Son günlerde sanki insanlık doğaya savaş açtı.
Kendi ayağına kurşun sıkıyor insanlar.
Doğayı mahvediyoruz onun sesini duyuyor musunuz?
* * *
Yaktığımız ormanların yerlerine yeniden ağaç mı dikeceğiz yoksa ranta mı açacağız hep beraber göreceğiz.
* * *
Doğa bizlere atalarımızdan miras değil, atalarımızdan çocuklarımıza bırakılmış emanettir.
Emanete ihanet ettiğimizi nasıl seslendirelim, herkese nasıl duyuralım bu sesi.
* * *
Bu olumsuzlukları çocuklarımıza nasıl anlatacağız?
Çocuklarımız için bırakılan bu emanete ihanet ettiğimizin farkında değiliz inanın.
* * *
Doğanın denizleri, ormanları, tarlaları kentleri ve köyleri sanki insanlık tarafından büyük bir saldırıya maruz kalmış gibi.

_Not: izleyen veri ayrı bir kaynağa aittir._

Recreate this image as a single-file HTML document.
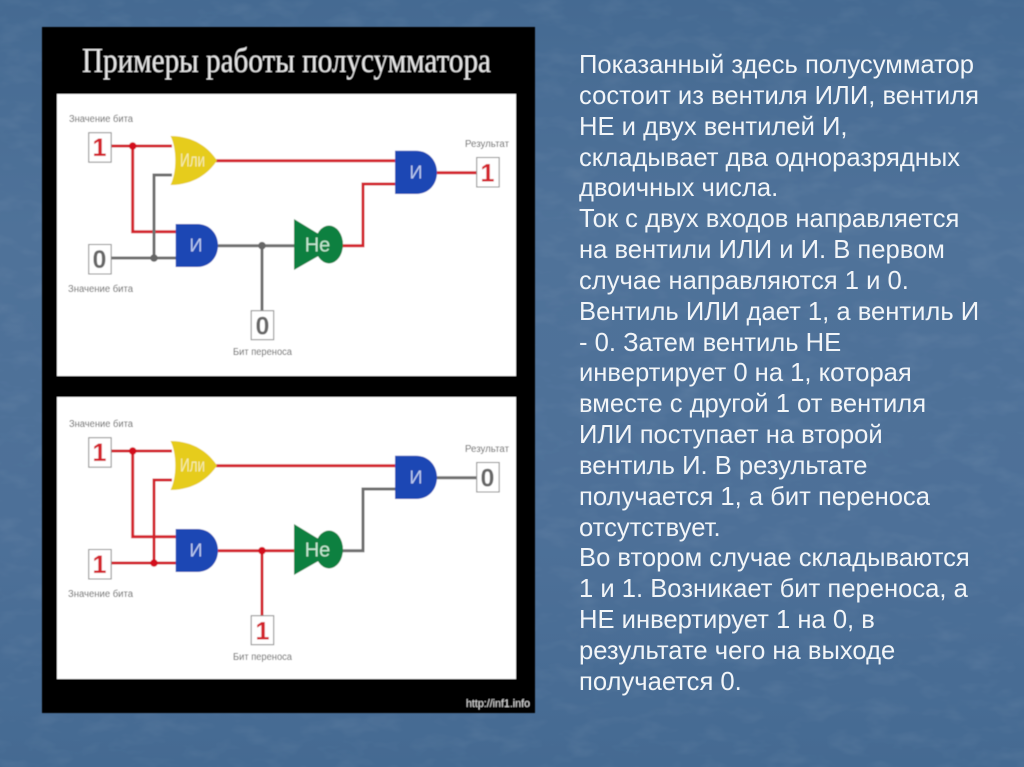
<!DOCTYPE html>
<html lang="ru">
<head>
<meta charset="utf-8">
<title>Полусумматор</title>
<style>
html,body{margin:0;padding:0;width:1024px;height:767px;overflow:hidden;background:#4a6d95;}
#wrap{position:relative;width:1024px;height:767px;overflow:hidden;}
svg{display:block;}
.r{fill:none;stroke:#d3202c;stroke-width:3;}
.g{fill:none;stroke:#6e6e6e;stroke-width:3;}
.box{fill:#fff;stroke:#8a8a8a;stroke-width:1;}
.lab{font-family:"Liberation Sans",sans-serif;font-size:10px;fill:#5f5f5f;}
.dr{font-family:"Liberation Sans",sans-serif;font-size:25px;font-weight:bold;fill:#d3202c;text-anchor:middle;}
.dg{font-family:"Liberation Sans",sans-serif;font-size:25px;font-weight:bold;fill:#666;text-anchor:middle;}
.gt{font-family:"Liberation Sans",sans-serif;font-size:18px;text-anchor:middle;}
.body{font-family:"Liberation Sans",sans-serif;font-size:25.6px;fill:#f2f5f8;}
</style>
</head>
<body>
<div id="wrap">
<svg width="1024" height="767" viewBox="0 0 1024 767" xmlns="http://www.w3.org/2000/svg">
<defs>
<linearGradient id="bg" x1="0" y1="0" x2="0" y2="1">
<stop offset="0" stop-color="#456a92"/>
<stop offset="0.3" stop-color="#4f7299"/>
<stop offset="0.7" stop-color="#4d7098"/>
<stop offset="1" stop-color="#456a92"/>
</linearGradient>
<filter id="tex" x="0" y="0" width="100%" height="100%">
<feTurbulence type="fractalNoise" baseFrequency="0.03 0.06" numOctaves="3" seed="7"/>
<feColorMatrix type="matrix" values="0 0 0 0 1  0 0 0 0 1  0 0 0 0 1  1.6 0 0 0 -0.75"/>
</filter>
<filter id="soft" x="-2%" y="-2%" width="104%" height="104%"><feGaussianBlur stdDeviation="0.45"/></filter>
<filter id="soft2" x="-2%" y="-2%" width="104%" height="104%"><feGaussianBlur stdDeviation="0.25"/></filter>
</defs>

<rect width="1024" height="767" fill="url(#bg)"/>
<rect width="1024" height="767" filter="url(#tex)" opacity="0.08"/>

<g filter="url(#soft)">
<rect x="42" y="27" width="493" height="686" fill="#000"/>
<text x="82" y="72" font-family="'Liberation Serif',serif" font-size="35" fill="#e6e6e6" textLength="409" lengthAdjust="spacingAndGlyphs">Примеры работы полусумматора</text>
<rect x="57" y="94" width="459" height="282" fill="#fff"/>
<rect x="57" y="397" width="459" height="282" fill="#fff"/>
<text x="466" y="707" font-family="'Liberation Sans',sans-serif" font-size="11" fill="#ddd" textLength="64" lengthAdjust="spacingAndGlyphs">http://inf1.info</text>

<!-- Panel 1 -->
<g>
<path class="r" d="M111 146H172"/>
<path class="r" d="M132.700 146V231.700H176"/>
<path class="g" d="M172 175H154V258"/>
<path class="g" d="M111 258H176"/>
<path class="g" d="M218 245.700H295"/>
<path class="g" d="M262 245.700V311"/>
<path class="r" d="M216 160.700H396"/>
<path class="r" d="M342 245.700H363V184H396"/>
<path class="r" d="M437 172.700H477"/>
<circle cx="132.700" cy="146" r="3.800" fill="#d3101c"/>
<circle cx="154" cy="258" r="3.800" fill="#666"/>
<circle cx="262" cy="245.700" r="3.800" fill="#666"/>
<path d="M170.500 136C194 136 209 148 217 160.500C209 173 194 185 170.500 185C177 172 177 149 170.500 136Z" fill="#e6cc1e"/>
<path d="M175.700 224H197C210 224 218 234 218 245.500C218 257 210 267 197 267H175.700Z" fill="#1f46b4"/>
<path d="M395 150.700H416C429 150.700 437 161 437 172.500C437 184 429 194 416 194H395Z" fill="#1f46b4"/>
<path d="M294 219L322 236V254L294 270Z" fill="#0f8040"/>
<ellipse cx="329" cy="244.500" rx="14" ry="19" fill="#0f8040"/>
<text class="gt" x="192.500" y="166.500" fill="#f5ecb0" textLength="25" lengthAdjust="spacingAndGlyphs">Или</text>
<text class="gt" x="196" y="251.500" fill="#b9c9ee">И</text>
<text class="gt" x="416" y="178.500" fill="#b9c9ee">И</text>
<text class="gt" x="317.500" y="251.500" fill="#c4e8d2" style="font-size:20px">Не</text>
<rect class="box" x="88.700" y="132.700" width="22.500" height="29.500"/>
<text class="dr" x="99.500" y="156">1</text>
<rect class="box" x="88.700" y="244.500" width="22.500" height="29.500"/>
<text class="dg" x="99.500" y="268">0</text>
<rect class="box" x="251.200" y="310.700" width="22.500" height="29"/>
<text class="dg" x="262.500" y="334.500">0</text>
<rect class="box" x="476.700" y="157.500" width="22.500" height="29.500"/>
<text class="dr" x="487.500" y="181.500">1</text>
<text class="lab" x="69" y="122" textLength="64" lengthAdjust="spacingAndGlyphs">Значение бита</text>
<text class="lab" x="68" y="292" textLength="65" lengthAdjust="spacingAndGlyphs">Значение бита</text>
<text class="lab" x="465" y="147" textLength="44" lengthAdjust="spacingAndGlyphs">Результат</text>
<text class="lab" x="233" y="355" textLength="59" lengthAdjust="spacingAndGlyphs">Бит переноса</text>
</g>

<!-- Panel 2 -->
<g transform="translate(0,305)">
<path class="r" d="M111 146H172"/>
<path class="r" d="M132.700 146V231.700H176"/>
<path class="r" d="M172 175H154V258"/>
<path class="r" d="M111 258H176"/>
<path class="r" d="M218 245.700H295"/>
<path class="r" d="M262 245.700V311"/>
<path class="r" d="M216 160.700H396"/>
<path class="g" d="M342 245.700H363V184H396"/>
<path class="g" d="M437 172.700H477"/>
<circle cx="132.700" cy="146" r="3.800" fill="#d3101c"/>
<circle cx="154" cy="258" r="3.800" fill="#d3101c"/>
<circle cx="262" cy="245.700" r="3.800" fill="#d3101c"/>
<path d="M170.500 136C194 136 209 148 217 160.500C209 173 194 185 170.500 185C177 172 177 149 170.500 136Z" fill="#e6cc1e"/>
<path d="M175.700 224H197C210 224 218 234 218 245.500C218 257 210 267 197 267H175.700Z" fill="#1f46b4"/>
<path d="M395 150.700H416C429 150.700 437 161 437 172.500C437 184 429 194 416 194H395Z" fill="#1f46b4"/>
<path d="M294 219L322 236V254L294 270Z" fill="#0f8040"/>
<ellipse cx="329" cy="244.500" rx="14" ry="19" fill="#0f8040"/>
<text class="gt" x="192.500" y="166.500" fill="#f5ecb0" textLength="25" lengthAdjust="spacingAndGlyphs">Или</text>
<text class="gt" x="196" y="251.500" fill="#b9c9ee">И</text>
<text class="gt" x="416" y="178.500" fill="#b9c9ee">И</text>
<text class="gt" x="317.500" y="251.500" fill="#c4e8d2" style="font-size:20px">Не</text>
<rect class="box" x="88.700" y="132.700" width="22.500" height="29.500"/>
<text class="dr" x="99.500" y="156">1</text>
<rect class="box" x="88.700" y="244.500" width="22.500" height="29.500"/>
<text class="dr" x="99.500" y="268">1</text>
<rect class="box" x="251.200" y="310.700" width="22.500" height="29"/>
<text class="dr" x="262.500" y="334.500">1</text>
<rect class="box" x="476.700" y="157.500" width="22.500" height="29.500"/>
<text class="dg" x="487.500" y="181.500">0</text>
<text class="lab" x="69" y="122" textLength="64" lengthAdjust="spacingAndGlyphs">Значение бита</text>
<text class="lab" x="68" y="292" textLength="65" lengthAdjust="spacingAndGlyphs">Значение бита</text>
<text class="lab" x="465" y="147" textLength="44" lengthAdjust="spacingAndGlyphs">Результат</text>
<text class="lab" x="233" y="355" textLength="59" lengthAdjust="spacingAndGlyphs">Бит переноса</text>
</g>
</g>

<!-- Body text -->
<g class="body" filter="url(#soft2)">
<text x="579" y="73">Показанный здесь полусумматор</text>
<text x="579" y="104">состоит из вентиля ИЛИ, вентиля</text>
<text x="579" y="135">НЕ и двух вентилей И,</text>
<text x="579" y="166">складывает два одноразрядных</text>
<text x="579" y="196">двоичных числа.</text>
<text x="579" y="227">Ток с двух входов направляется</text>
<text x="579" y="258">на вентили ИЛИ и И. В первом</text>
<text x="579" y="289">случае направляются 1 и 0.</text>
<text x="579" y="320">Вентиль ИЛИ дает 1, а вентиль И</text>
<text x="579" y="351">- 0. Затем вентиль НЕ</text>
<text x="579" y="381">инвертирует 0 на 1, которая</text>
<text x="579" y="412">вместе с другой 1 от вентиля</text>
<text x="579" y="443">ИЛИ поступает на второй</text>
<text x="579" y="474">вентиль И. В результате</text>
<text x="579" y="505">получается 1, а бит переноса</text>
<text x="579" y="536">отсутствует.</text>
<text x="579" y="566">Во втором случае складываются</text>
<text x="579" y="597">1 и 1. Возникает бит переноса, а</text>
<text x="579" y="628">НЕ инвертирует 1 на 0, в</text>
<text x="579" y="659">результате чего на выходе</text>
<text x="579" y="690">получается 0.</text>
</g>
</svg>
</div>
</body>
</html>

Ormanları kesiliyor yok ediliyor, denizleri kirletiliyor, ormanları nedenini anlayamadığımız bir şekilde yanıyor mu yakılıyor mu?
Onu anlamaya çalışıyoruz.
* * *
Sanki doğadan hırsımızı alamıyoruz.
Çevrecilerin en çok hoşuma giden sözlerinden birisidir, “Bu dünya bizim kirletmeyelim, birbirimize zehretmeyelim” sözleri.
Çevrecilerin bu davetine inat, doğayı mahvederek dünyayı birbirimize zehrediyoruz.
* * *
Kaz dağlarındaki tahribata canımız sıkılırken, hiç anlayamadığımız bir şekilde İzmir’de başlayan yangınlar doğaya gösteremediğimiz korumasızlığın sonucu değil mi?
Tabiat insanlığın bu acımasızlığının intikamını inanın bizlerden alıyor.
O seller, o afatlar doğanın insanoğlundan aldığı intikamdır.
Gelişmiş dünya, betonlaşmanın etkisini azaltmak için su emen asvalt yaparken, biz doğaya kıymaya devam ediyoruz.